Crónica de Alice Vieira
O Anjo
Alice Vieira
Vivi grande parte da minha vida junto ao mar. Agora na Ericeira, e em jovem na Costa Nova. Ambas praias de pescadores—mas muito diferentes. Naquele tempo os homens da Costa Nova saíam cedo de casa e demoravam muito a regressar. Iam todos para a pesca do bacalhau, lá nos confins do Mar do Norte, e as mulheres ficavam com todo o peso da vida às costas—a casa, os filhos, os parentes velhos, e ainda a pequena horta de que era preciso tratar.
Eram mulheres fortes. Havia mesmo quem dissesse que eram mulheres duras, sem voz nem vagar para um carinho, um mimo, um afago.
As crianças lá de casa sabiam que era nelas que estava o mando e a decisão. Os homens eram aqueles seres estranhos que de vez em quando apareciam, traziam dinheiro e deixavam os filhos pendurarem-se-lhes nos ombros, “porque é preciso gozá-los agora, daqui a nada a gente está de volta ao mar e sabe-se lá quando voltamos”
Lembro-me que os homens eram sorridentes e cheios de paciência. Contavam histórias, fumavam cachimbo, mascavam tabaco. As mulheres não tinham tempo para histórias que não fossem as do seu dia a dia, meses e meses a fio largadas à sua sorte. Muitas nem sequer tinham tido tempo de ir à escola, porque desde crianças que eram necessárias para ajudar em casa.
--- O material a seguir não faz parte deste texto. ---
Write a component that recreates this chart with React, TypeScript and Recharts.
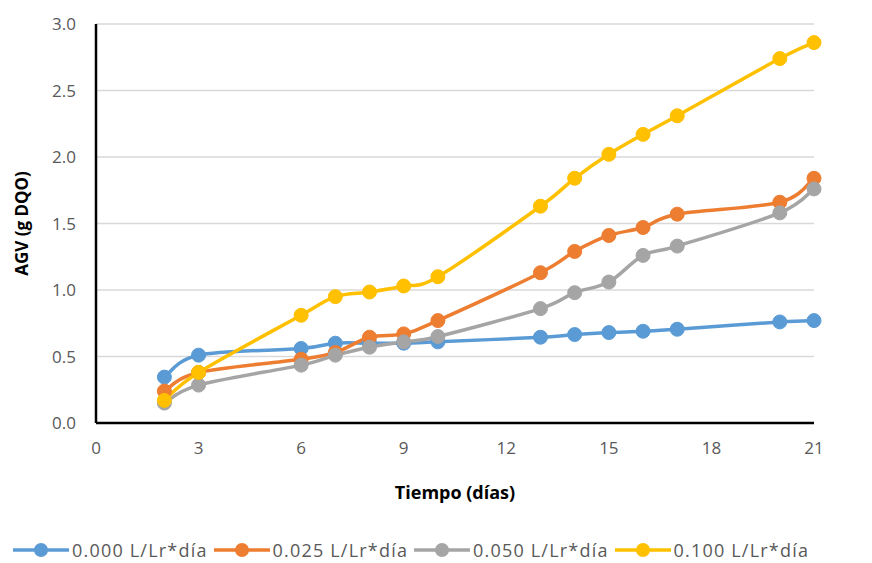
import { CartesianGrid, Label, Legend, Line, LineChart, XAxis, YAxis } from 'recharts';

const dias = [2, 3, 6, 7, 8, 9, 10, 13, 14, 15, 16, 17, 20, 21];
const agv000 = [0.345, 0.51, 0.56, 0.6, 0.6, 0.6, 0.61, 0.645, 0.665, 0.68, 0.69, 0.705, 0.76, 0.77];
const agv025 = [0.24, 0.38, 0.48, 0.53, 0.645, 0.67, 0.77, 1.13, 1.29, 1.41, 1.47, 1.57, 1.66, 1.84];
const agv050 = [0.15, 0.285, 0.435, 0.51, 0.57, 0.61, 0.65, 0.86, 0.98, 1.06, 1.26, 1.33, 1.58, 1.76];
const agv100 = [0.17, 0.38, 0.81, 0.95, 0.985, 1.03, 1.1, 1.63, 1.84, 2.02, 2.17, 2.31, 2.74, 2.86];

const xTicks = [0, 3, 6, 9, 12, 15, 18, 21];
const yTicks = [0, 0.5, 1, 1.5, 2, 2.5, 3];

const series = [
  { key: 's000', name: '0.000 L/Lr*día', color: '#5B9BD5' },
  { key: 's025', name: '0.025 L/Lr*día', color: '#ED7D31' },
  { key: 's050', name: '0.050 L/Lr*día', color: '#A5A5A5' },
  { key: 's100', name: '0.100 L/Lr*día', color: '#FFC000' },
];

const data = dias.map((d, i) => ({
  dia: d,
  s000: agv000[i],
  s025: agv025[i],
  s050: agv050[i],
  s100: agv100[i],
}));

const FONT = '"Open Sans", "Liberation Sans", sans-serif';
const tick = { fill: '#595959', fontSize: 17, fontFamily: FONT };

// Excel-style smoothed line (Catmull-Rom through the points)
function excelSmooth(context: any) {
  let pts: [number, number][] = [];
  return {
    areaStart() {},
    areaEnd() {},
    lineStart() {
      pts = [];
    },
    point(x: number, y: number) {
      pts.push([+x, +y]);
    },
    lineEnd() {
      if (!pts.length) return;
      context.moveTo(pts[0][0], pts[0][1]);
      for (let i = 0; i < pts.length - 1; i++) {
        const p0 = pts[Math.max(i - 1, 0)];
        const p1 = pts[i];
        const p2 = pts[i + 1];
        const p3 = pts[Math.min(i + 2, pts.length - 1)];
        context.bezierCurveTo(
          p1[0] + (p2[0] - p0[0]) / 6,
          p1[1] + (p2[1] - p0[1]) / 6,
          p2[0] - (p3[0] - p1[0]) / 6,
          p2[1] - (p3[1] - p1[1]) / 6,
          p2[0],
          p2[1]
        );
      }
    },
  };
}

function LegendContent() {
  return (
    <div
      style={{
        height: 26,
        display: 'flex',
        alignItems: 'center',
        paddingLeft: 12,
        fontFamily: FONT,
        fontSize: 18,
        letterSpacing: 1.2,
        color: '#595959',
      }}
    >
      {series.map((s) => (
        <div key={s.key} style={{ display: 'flex', alignItems: 'center', width: 220, whiteSpace: 'nowrap' }}>
          <svg width={58} height={16}>
            <line x1={1} y1={8} x2={57} y2={8} stroke={s.color} strokeWidth={3.5} />
            <circle cx={29} cy={8} r={7} fill={s.color} />
          </svg>
          <span style={{ marginLeft: 2 }}>{s.name}</span>
        </div>
      ))}
    </div>
  );
}

export default function App() {
  return (
    <div style={{ position: 'absolute', left: 0, top: 0, background: '#fff' }}>
      <LineChart
        width={872}
        height={563}
        data={data}
        margin={{ top: 24, right: 58, left: 0, bottom: 0 }}
      >
        <CartesianGrid vertical={false} stroke="#D9D9D9" strokeWidth={1.5} />
        <XAxis
          dataKey="dia"
          type="number"
          domain={[0, 21]}
          ticks={xTicks}
          tick={tick}
          tickLine={false}
          tickMargin={13}
          axisLine={{ stroke: '#000', strokeWidth: 2.5 }}
          height={114}
        >
          <Label
            value="Tiempo (días)"
            position="insideBottom"
            offset={38}
            style={{ fontFamily: FONT, fontSize: 18, fontWeight: 700, fill: '#000' }}
          />
        </XAxis>
        <YAxis
          type="number"
          domain={[0, 3]}
          ticks={yTicks}
          tick={tick}
          tickFormatter={(v: number) => v.toFixed(1)}
          tickLine={false}
          tickMargin={14}
          axisLine={{ stroke: '#000', strokeWidth: 2.5 }}
          width={96}
        >
          <Label
            value="AGV (g DQO)"
            angle={-90}
            position="insideLeft"
            offset={22}
            style={{ textAnchor: 'middle', fontFamily: FONT, fontSize: 17, fontWeight: 700, fill: '#000' }}
          />
        </YAxis>
        <Legend verticalAlign="bottom" content={<LegendContent />} />
        {series.map((s) => (
          <Line
            key={s.key}
            type={excelSmooth as any}
            dataKey={s.key}
            name={s.name}
            stroke={s.color}
            strokeWidth={3.5}
            dot={{ r: 7, fill: s.color, stroke: s.color, strokeWidth: 1 }}
            activeDot={false}
            isAnimationActive={false}
          />
        ))}
      </LineChart>
    </div>
  );
}
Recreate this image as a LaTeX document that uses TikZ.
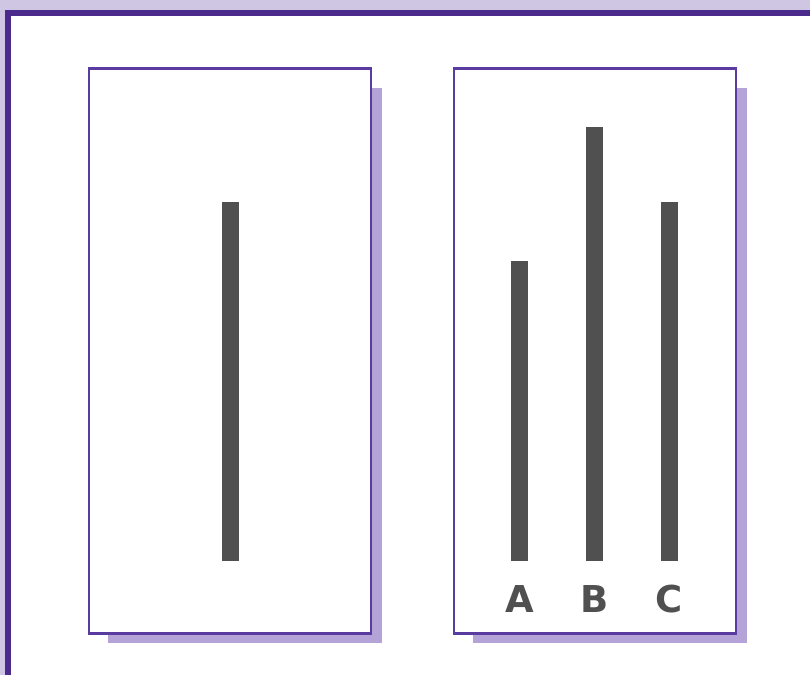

Também a tia Hermínia nunca fôra à escola. Criara filhos e netos que também andavam pelo mar.
Um dia, passava ela já dos 70, no meio do silêncio em que sempre se faziam as refeições, declarou:
–Apareceu-me um anjo esta noite.
Todos nós olhámos para a tia Hermínia que, imperturbável, continuou:
–O anjo mandou-me aprender a ler.
O silêncio entre nós continuou.
Daqueles de nós que ainda estão hoje vivos—e são alguns, felizmente– nenhum é capaz de explicar muito bem o que aconteceu a seguir. A Tia Hermínia sabia apenas que nunca se deve desobedecer aos anjos, sobretudo aos que têm o trabalho de nos aparecer a meio da noite.
Nunca mais voltou a falar no assunto, porque as mulheres lá de casa nunca repetiam uma ordem ou um desejo : o que se dizia uma vez, dito ficava para sempre.
Ela própria se encarregou de procurar professora, o que não foi difícil : chamou lá a casa a Menina Marquinhas que, na aldeia, já tinha ensinado os filhos e os netos de toda a gente.
A princípio também a Menina Marquinhas se admirou, mas a tia Hermínia não admitia sequer a mais leve expressão de dúvida na cara dos outros : um anjo dera-lhe uma ordem e naquela terra ninguém desobedecia às mulheres, muito menos quando estas eram visitadas por anjos de madrugada.
Se o anjo voltou a ter interferência na aprendizagem da Tia Hermínia não se sabe, nem ela o disse.
Sabe-se apenas que a Tia Hermínia aprendeu a ler e a escrever no espaço de um mês.
–E sem dar um erro!!!—exclamava sempre a Menina Marquinhas, orgulhosa da aluna.
–Foi o anjo—era a única explicação da Tia Hermínia.
Dizem que , desde essa altura, um anjo passou a velar pelos destinos das mulheres da nossa família . Entre a comunidade celestial devemos gozar da fama de sermos exemplarmente obedientes às ordens que nos dão.